Позднее эти размышления оказали известное влияние на мой анализ притязаний советского руководства на роль создания имперской державы и контроль над другими странами, особенно в Восточной Европе. Эту проблему, полагал я, иногда возможно решить, когда подчиненная страна значительно меньше главенствующей и по своему географическому положению просто не может реально иметь полной независимости. Но чем больше страна и чем она дальше от страны, играющей роль протектора, тем вероятнее возникновение трудностей, подобных тем, с которыми столкнулись немцы, пытаясь укрепить свою власть в оккупированной Европе. Конечно, советские лидеры, в отличие от нацистов, несли идеологию, претендующую на универсальность; она, по крайней мере теоретически, могла понравиться другим народам. Правда, эти проблемы в первые послевоенные годы были для меня не так очевидны, как позднее, когда я понял, что в мире национализм стал играть большую политическую роль, чем коммунизм. Но еще с начала 1940-х годов для меня все яснее становилось, что к современному миру вполне применимы слова Гиббона:[19] «Нет ничего более противного природе, чем пытаться удержать в повиновении отдаленные провинции». Ни одна нация не является настолько великой, чтобы установить мировое господство.
Летом 1940 года не произошло вторжения немцев в Англию, которого все ожидали и очень опасались. Мы, американские дипломаты в Берлине, не сразу поняли, что, согласно логике Гитлера, невозможность захватить Британию неизбежно означает необходимость вторжения в Россию. В одном из писем к своему другу, сотруднику Госдепартамента, я подошел к пониманию этой проблемы, отмечая, что, «по крайней мере, в вопросе о Румынии нет тесного сотрудничества между советским и немецким правительствами.
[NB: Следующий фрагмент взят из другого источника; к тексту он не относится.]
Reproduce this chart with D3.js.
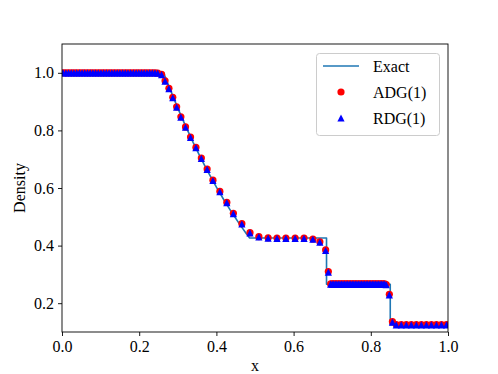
<!DOCTYPE html>
<html>
<head>
<meta charset="utf-8">
<script src="https://cdn.jsdelivr.net/npm/d3@7"></script>
<style>
  html, body { margin: 0; padding: 0; background: #fff; }
  svg { display: block; }
  text { font-family: "Liberation Serif", "Times New Roman", serif; fill: #000; }
</style>
</head>
<body>
<svg id="chart" width="498" height="374"></svg>
<script>
// ---- data ----
const xTicks = [0.0, 0.2, 0.4, 0.6, 0.8, 1.0];
const yTicks = [0.2, 0.4, 0.6, 0.8, 1.0];
const legendLabels = ["Exact", "ADG(1)", "RDG(1)"];

// exact solution (Sod shock tube, t = 0.2)
const exactX = [0.0, 0.2633, 0.28, 0.30, 0.32, 0.34, 0.36, 0.38, 0.40, 0.42, 0.44, 0.46, 0.48, 0.4861, 0.6853, 0.6853, 0.8504, 0.8504, 1.0];
const exactY = [1.0, 1.0, 0.9428, 0.8774, 0.8158, 0.7577, 0.7030, 0.6514, 0.6030, 0.5574, 0.5147, 0.4745, 0.4370, 0.4263, 0.4263, 0.2656, 0.2656, 0.125, 0.125];

// numerical solutions (marker positions)
const markerX = [
  0.003, 0.010, 0.017, 0.024, 0.031, 0.038, 0.045, 0.052, 0.059, 0.066, 0.073, 0.080,
  0.087, 0.094, 0.101, 0.108, 0.115, 0.122, 0.129, 0.136, 0.143, 0.150, 0.157, 0.164,
  0.171, 0.178, 0.185, 0.192, 0.199, 0.206, 0.213, 0.220, 0.227, 0.234, 0.241, 0.248,
  0.258, 0.267, 0.277, 0.287, 0.297, 0.308, 0.320, 0.333, 0.347, 0.361, 0.376, 0.391,
  0.409, 0.427, 0.444, 0.466, 0.487, 0.510,
  0.534, 0.557, 0.580, 0.604, 0.627, 0.650, 0.668, 0.683, 0.690,
  0.696, 0.700, 0.704, 0.708, 0.712, 0.716, 0.720, 0.724, 0.728, 0.732, 0.736, 0.740,
  0.744, 0.748, 0.752, 0.756, 0.760, 0.764, 0.768, 0.772, 0.776, 0.780, 0.784, 0.788,
  0.792, 0.796, 0.800, 0.804, 0.808, 0.812, 0.816, 0.820, 0.824, 0.828, 0.832, 0.836, 0.840,
  0.848, 0.856,
  0.866, 0.879, 0.892, 0.905, 0.918, 0.931, 0.944, 0.957, 0.970, 0.983, 0.996
];
const adgDensity = [
  1.0, 1.0, 1.0, 1.0, 1.0, 1.0, 1.0, 1.0, 1.0, 1.0, 1.0, 1.0,
  1.0, 1.0, 1.0, 1.0, 1.0, 1.0, 1.0, 1.0, 1.0, 1.0, 1.0, 1.0,
  1.0, 1.0, 1.0, 1.0, 1.0, 1.0, 1.0, 1.0, 1.0, 1.0, 1.0, 0.999,
  0.995, 0.972, 0.946, 0.915, 0.882, 0.847, 0.812, 0.777, 0.741, 0.704, 0.666, 0.627,
  0.588, 0.550, 0.512, 0.476, 0.445, 0.431,
  0.427, 0.426, 0.426, 0.426, 0.426, 0.423, 0.413, 0.385, 0.310,
  0.267, 0.267, 0.267, 0.267, 0.267, 0.267, 0.267, 0.267, 0.267, 0.267, 0.267, 0.267,
  0.267, 0.267, 0.267, 0.267, 0.267, 0.267, 0.267, 0.267, 0.267, 0.267, 0.267, 0.267,
  0.267, 0.267, 0.267, 0.267, 0.267, 0.267, 0.267, 0.267, 0.267, 0.267, 0.267, 0.267, 0.265,
  0.231, 0.136,
  0.126, 0.126, 0.126, 0.126, 0.126, 0.126, 0.126, 0.126, 0.126, 0.126, 0.126
];
const rdgDensity = [
  1.0, 1.0, 1.0, 1.0, 1.0, 1.0, 1.0, 1.0, 1.0, 1.0, 1.0, 1.0,
  1.0, 1.0, 1.0, 1.0, 1.0, 1.0, 1.0, 1.0, 1.0, 1.0, 1.0, 1.0,
  1.0, 1.0, 1.0, 1.0, 1.0, 1.0, 1.0, 1.0, 1.0, 1.0, 1.0, 0.999,
  0.994, 0.971, 0.945, 0.914, 0.881, 0.846, 0.811, 0.776, 0.740, 0.703, 0.665, 0.626,
  0.587, 0.549, 0.511, 0.475, 0.444, 0.430,
  0.426, 0.425, 0.425, 0.425, 0.425, 0.422, 0.412, 0.383, 0.308,
  0.266, 0.266, 0.266, 0.266, 0.266, 0.266, 0.266, 0.266, 0.266, 0.266, 0.266, 0.266,
  0.266, 0.266, 0.266, 0.266, 0.266, 0.266, 0.266, 0.266, 0.266, 0.266, 0.266, 0.266,
  0.266, 0.266, 0.266, 0.266, 0.266, 0.266, 0.266, 0.266, 0.266, 0.266, 0.266, 0.266, 0.264,
  0.229, 0.134,
  0.125, 0.125, 0.125, 0.125, 0.125, 0.125, 0.125, 0.125, 0.125, 0.125, 0.125
];

// ---- layout ----
const W = 498, H = 374;
const M = { left: 62, right: 50, top: 44, bottom: 42 };
const FONT = 16;
const svg = d3.select("#chart");

const x = d3.scaleLinear().domain([0, 1]).range([M.left, W - M.right]);
const y = d3.scaleLinear().domain([0.1, 1.1]).range([H - M.bottom, M.top]);

// clip
svg.append("defs").append("clipPath").attr("id", "clip")
  .append("rect").attr("x", M.left).attr("y", M.top)
  .attr("width", W - M.left - M.right).attr("height", H - M.top - M.bottom);

const plot = svg.append("g").attr("clip-path", "url(#clip)");

// exact line
const exactPts = exactX.map((d, i) => [d, exactY[i]]);
plot.append("path")
  .datum(exactPts)
  .attr("fill", "none")
  .attr("stroke", "#1f77b4")
  .attr("stroke-width", 1.6)
  .attr("stroke-linejoin", "round")
  .attr("d", d3.line().x(d => x(d[0])).y(d => y(d[1])));

const R = 3.6;
const triPath = `M0,${-R}L${-R},${R}L${R},${R}Z`;

// ADG markers
plot.append("g").selectAll("circle")
  .data(markerX.map((d, i) => [d, adgDensity[i]]))
  .join("circle")
  .attr("cx", d => x(d[0])).attr("cy", d => y(d[1]))
  .attr("r", R).attr("fill", "#ff0000");

// RDG markers
plot.append("g").selectAll("path")
  .data(markerX.map((d, i) => [d, rdgDensity[i]]))
  .join("path")
  .attr("transform", d => `translate(${x(d[0])},${y(d[1])})`)
  .attr("d", triPath).attr("fill", "#0000ff");

// axes
const xAxis = svg.append("g")
  .attr("transform", `translate(0,${H - M.bottom})`)
  .call(d3.axisBottom(x).tickValues(xTicks).tickFormat(d3.format(".1f"))
    .tickSize(4).tickPadding(5).tickSizeOuter(0));
const yAxis = svg.append("g")
  .attr("transform", `translate(${M.left},0)`)
  .call(d3.axisLeft(y).tickValues(yTicks).tickFormat(d3.format(".1f"))
    .tickSize(4).tickPadding(4).tickSizeOuter(0));
[xAxis, yAxis].forEach(a => {
  a.select(".domain").remove();
  a.selectAll(".tick line").attr("stroke", "#000").attr("stroke-width", 0.9);
  a.selectAll(".tick text").style("font-family", "'Liberation Serif', serif")
    .style("font-size", FONT + "px").attr("fill", "#000");
});

// frame
svg.append("rect")
  .attr("x", M.left).attr("y", M.top)
  .attr("width", W - M.left - M.right).attr("height", H - M.top - M.bottom)
  .attr("fill", "none").attr("stroke", "#000").attr("stroke-width", 0.9);

// axis labels
svg.append("text")
  .attr("x", (M.left + W - M.right) / 2).attr("y", 371)
  .attr("text-anchor", "middle").style("font-size", FONT + "px").text("x");
svg.append("text")
  .attr("transform", `translate(25,${(M.top + H - M.bottom) / 2}) rotate(-90)`)
  .attr("text-anchor", "middle").style("font-size", FONT + "px").text("Density");

// legend
const lg = svg.append("g");
lg.append("rect")
  .attr("x", 316.5).attr("y", 53.5).attr("width", 123).attr("height", 82)
  .attr("rx", 3).attr("fill", "#fff").attr("fill-opacity", 0.8)
  .attr("stroke", "#cccccc").attr("stroke-width", 1);
const rowY = [66, 92, 118];
lg.append("line").attr("x1", 323).attr("x2", 359).attr("y1", rowY[0]).attr("y2", rowY[0])
  .attr("stroke", "#1f77b4").attr("stroke-width", 1.6);
lg.append("circle").attr("cx", 341).attr("cy", rowY[1]).attr("r", R).attr("fill", "#ff0000");
lg.append("path").attr("transform", `translate(341,${rowY[2]})`).attr("d", triPath).attr("fill", "#0000ff");
legendLabels.forEach((t, i) => {
  lg.append("text").attr("x", 373).attr("y", rowY[i]).attr("dy", "0.35em")
    .style("font-size", FONT + "px").text(t);
});
</script>
</body>
</html>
На румынской границе русские могут сосредоточить большое количество войск и военной техники, так что немцам при своем продвижении в Грецию и в направлении Турции придется учитывать это скопление войск на своем фланге».
Если бы я знал, что Гитлер, не сумев расколоть британский орешек, попытается решить стоявшую перед ним проблему, нанеся удар в Средиземноморье через Балканы, то еще лучше понял бы, почему Гитлеру потребовалось сокрушить советскую военную мощь, чтобы освободить свой фланг для операции, которая должна была подорвать основы Британской империи. К этому следует добавить, что я не знал также, с каким упорством Молотов настаивал во время визита в Берлин на полном советском военном контроле над Болгарией и на других, почти столь же неприемлемых для Германии вопросах.